Le Festival de Royaumont 2022 se déroule cette année du 2 septembre au 8 octobre. S’il ambitionne de célébrer toutes sortes de musiques, il a toutefois conservé une fidélité particulière à la musique ancienne à laquelle est souvent associé son nom. En témoigne ce concert du dimanche 25 septembre intitulé”Passion”.
Construit tel une tragédie lyrique, c’est-à-dire en 5 actes, le concert donné par l’ensemble Les Surprises entendait célébrer la Passion. Celle qui anime les héroïnes dessinées par les compositeurs du Grand Siècle : Jean-Baptiste Lully, mais aussi Henry Desmarets, André-Cardinal Destouches , Pascal Colasse, Marc-Antoine Charpentier…
Pour cela il fallait une interprète d’exception : on l’a trouvée en la personne de la soprano Véronique Gens qui incarne, à elle seule, ce qu’il y a de plus fort et de plus beau dans ce répertoire.

Tour à tour Eolie, Cérès, Armide, Cybèle, Arcabonne, Médée…, ou encore Proserpine, Véronique Gens a illuminé l’Abbaye de Royaumont.
Telle une Antigone dressée, silhouette vêtue de noir, toute en fureur, elle a incarné ces héroïnes avec … Passion.
Qu’il exprime le désespoir de la “Femme affligée” (Alceste de Lully), ou la fureur de Médée (Marc-Antoine Charpentier), son chant limpide témoigne des splendeurs du chant baroque français et du lyrisme puissant des textes qui l’inspirent……”Je vais évoquer des enfers la haine, la fureur, la discorde et l’envie : leur présence sera suivie de cent prodiges divers.

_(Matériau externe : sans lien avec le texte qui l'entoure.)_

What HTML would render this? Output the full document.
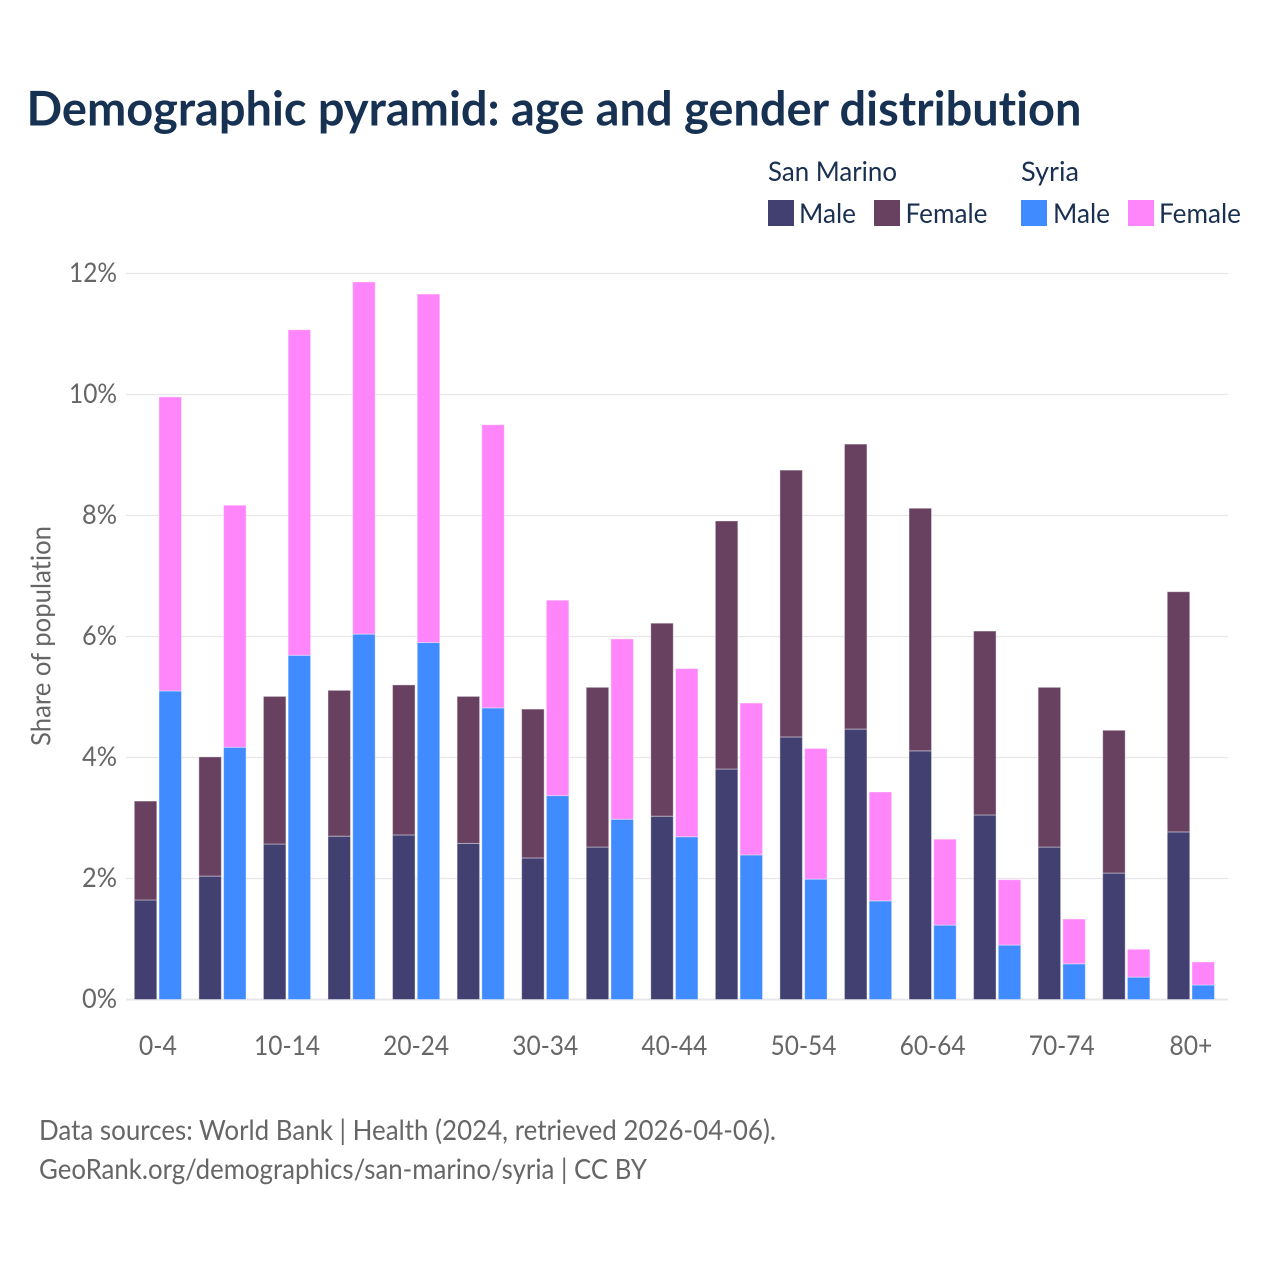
<!DOCTYPE html>
<html lang="en">
<head>
<meta charset="utf-8">
<title>Demographic pyramid</title>
<style>
html,body{margin:0;padding:0;background:#fff;width:1280px;height:1280px;overflow:hidden}
svg{display:block}
text{font-family:"Lato","Carlito","Liberation Sans",sans-serif;font-variant-ligatures:none}
.legend{fill:#1a3050;font-size:27.5px}
.axis{fill:#666;font-size:27px}
.foot{fill:#666;font-size:28px}
</style>
</head>
<body>
<svg id="chart" xmlns="http://www.w3.org/2000/svg" width="1280" height="1280" viewBox="0 0 1280 1280">
  <rect x="0" y="0" width="1280" height="1280" fill="#fff"/>
  <text x="26.5" y="125.5" font-size="48" font-weight="700" fill="#173152" textLength="1055" lengthAdjust="spacingAndGlyphs">Demographic pyramid: age and gender distribution</text>

  <g>
    <text class="legend" x="768" y="181" textLength="129" lengthAdjust="spacingAndGlyphs">San Marino</text>
    <text class="legend" x="1021" y="181" textLength="58" lengthAdjust="spacingAndGlyphs">Syria</text>
    <rect x="768" y="200" width="26" height="26" fill="#423f71"/>
    <text class="legend" x="799" y="223" textLength="57" lengthAdjust="spacingAndGlyphs">Male</text>
    <rect x="874" y="200" width="26" height="26" fill="#684161"/>
    <text class="legend" x="905.5" y="223" textLength="82" lengthAdjust="spacingAndGlyphs">Female</text>
    <rect x="1021" y="200" width="26" height="26" fill="#408bff"/>
    <text class="legend" x="1053" y="223" textLength="57" lengthAdjust="spacingAndGlyphs">Male</text>
    <rect x="1128" y="200" width="26" height="26" fill="#ff85fa"/>
    <text class="legend" x="1159" y="223" textLength="82" lengthAdjust="spacingAndGlyphs">Female</text>
  </g>

  <g id="grid"></g>
  <g id="yticks"></g>
  <g id="bars"></g>
  <g id="xticks"></g>

  <text class="axis" transform="translate(50.5,636) rotate(-90)" text-anchor="middle" textLength="220" lengthAdjust="spacingAndGlyphs">Share of population</text>

  <text class="foot" x="39" y="1140" textLength="737" lengthAdjust="spacingAndGlyphs">Data sources: World Bank | Health (2024, retrieved 2026-04-06).</text>
  <text class="foot" x="39" y="1179" textLength="608" lengthAdjust="spacingAndGlyphs">GeoRank.org/demographics/san-marino/syria | CC BY</text>
</svg>
<script>
const categories = ["0-4","5-9","10-14","15-19","20-24","25-29","30-34","35-39","40-44","45-49","50-54","55-59","60-64","65-69","70-74","75-79","80+"];
const xTickLabels = ["0-4","10-14","20-24","30-34","40-44","50-54","60-64","70-74","80+"];
const yTickValues = [0,2,4,6,8,10,12];
const sanMarinoMale = [1.645,2.04,2.57,2.70,2.72,2.58,2.34,2.52,3.03,3.81,4.34,4.47,4.11,3.05,2.52,2.09,2.77];
const sanMarinoFemale = [1.635,1.97,2.44,2.41,2.48,2.43,2.46,2.64,3.19,4.10,4.41,4.71,4.01,3.04,2.64,2.36,3.97];
const syriaMale = [5.10,4.17,5.69,6.04,5.90,4.82,3.37,2.98,2.69,2.39,1.99,1.63,1.23,0.90,0.59,0.37,0.24];
const syriaFemale = [4.86,4.00,5.38,5.82,5.76,4.68,3.23,2.98,2.78,2.51,2.16,1.80,1.42,1.08,0.74,0.46,0.38];

const NS = "http://www.w3.org/2000/svg";
const plotLeft = 126, plotRight = 1228;
const yZero = 999.5, yPerUnit = 60.5;
const groupStart = 134.3, groupStep = 64.56, barWidth = 22.5, barGap = 2.2;

function yScale(v){ return yZero - v * yPerUnit; }
function groupX(i){ return groupStart + i * groupStep; }

const gridLayer = document.getElementById("grid");
const yTickLayer = document.getElementById("yticks");
const barLayer = document.getElementById("bars");
const xTickLayer = document.getElementById("xticks");

yTickValues.forEach(function(v){
  const line = document.createElementNS(NS, "line");
  
  
  line.setAttribute("x1", plotLeft);
  line.setAttribute("x2", plotRight);
  line.setAttribute("y1", yScale(v));
  line.setAttribute("y2", yScale(v));
  line.setAttribute("stroke", "#e8e6ea");
  line.setAttribute("stroke-width", v === 0 ? 2 : 1.2);
  gridLayer.appendChild(line);

  const label = document.createElementNS(NS, "text");
  
  
  label.setAttribute("class", "axis");
  label.setAttribute("x", 117);
  label.setAttribute("y", yScale(v) + 8.5);
  label.setAttribute("text-anchor", "end");
  label.setAttribute("textLength", v >= 10 ? 48 : 35);
  label.setAttribute("lengthAdjust", "spacingAndGlyphs");
  label.textContent = v + "%";
  yTickLayer.appendChild(label);
});

function addBar(x, base, value, fill, name){
  const r = document.createElementNS(NS, "rect");
  
  
  r.setAttribute("x", x);
  r.setAttribute("y", yScale(base + value));
  r.setAttribute("width", barWidth);
  r.setAttribute("height", value * yPerUnit);
  r.setAttribute("fill", fill);
  r.setAttribute("stroke", "#fff");
  r.setAttribute("stroke-opacity", "0.4");
  r.setAttribute("stroke-width", "1");
  barLayer.appendChild(r);
}

categories.forEach(function(cat, i){
  const x1 = groupX(i);
  const x2 = x1 + barWidth + barGap;
  addBar(x1, 0, sanMarinoMale[i], "#423f71", "bar-san-marino-male-" + cat);
  addBar(x1, sanMarinoMale[i], sanMarinoFemale[i], "#684161", "bar-san-marino-female-" + cat);
  addBar(x2, 0, syriaMale[i], "#408bff", "bar-syria-male-" + cat);
  addBar(x2, syriaMale[i], syriaFemale[i], "#ff85fa", "bar-syria-female-" + cat);
});

xTickLabels.forEach(function(lab){
  const i = categories.indexOf(lab);
  const t = document.createElementNS(NS, "text");
  
  
  t.setAttribute("class", "axis");
  t.setAttribute("x", groupX(i) + barWidth + barGap / 2);
  t.setAttribute("y", 1055);
  t.setAttribute("text-anchor", "middle");
  t.setAttribute("textLength", lab.length === 3 && lab !== "0-4" ? 43 : (lab === "0-4" ? 38 : 66));
  t.setAttribute("lengthAdjust", "spacingAndGlyphs");
  t.textContent = lab;
  xTickLayer.appendChild(t);
});
</script>
</body>
</html>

Sortez de la nuit infernale, noires divinités, vos antres sont ouverts,….” (Junon dans Achille et Polyxène, opéra de Pascal Colasse).

Heureusement, pour tempérer ces tumultes et les tambours funèbres, il y a… la Nuit, extrait du Triomphe de l’Amour, opéra de Jean-Baptiste Lully……”Voici le favorable temps où tous les cœurs doivent être paisibles , le silence revient : fuyez , bruits éclatants”, et le fameux “Sommeil” qui jalonne tant de pièces lyriques et qui est si caractéristique de la musique française de cette période . Ces sommeils en musique où sont célébrés en poésie le repos et le rêve.
En fusion avec son interprète, l’ensemble Les Surprises a su faire preuve d’un engagement tonique quand il le fallait, et suave quand il était en présence de la Nuit…, à l’image du petit chœur de 6 chanteurs ( 4 hommes et 2 femmes) très impliqué lui aussi dans cette célébration des compositeurs du Grand Siècle…. A l’image, bien sûr, de son chef, Louis-Noël Bestion de Camboulas, dirigeant son ensemble de l’orgue et du clavecin.
En préambule, Véronique Gens a souhaité dédier le concert à la mémoire de Pascal Monteilhet, théorbiste et luthiste de renom et grande figure de la scène baroque, décédé brutalement en août dernier.
Le Festival de Royaumont se poursuivra jusqu’au samedi 8 octobre.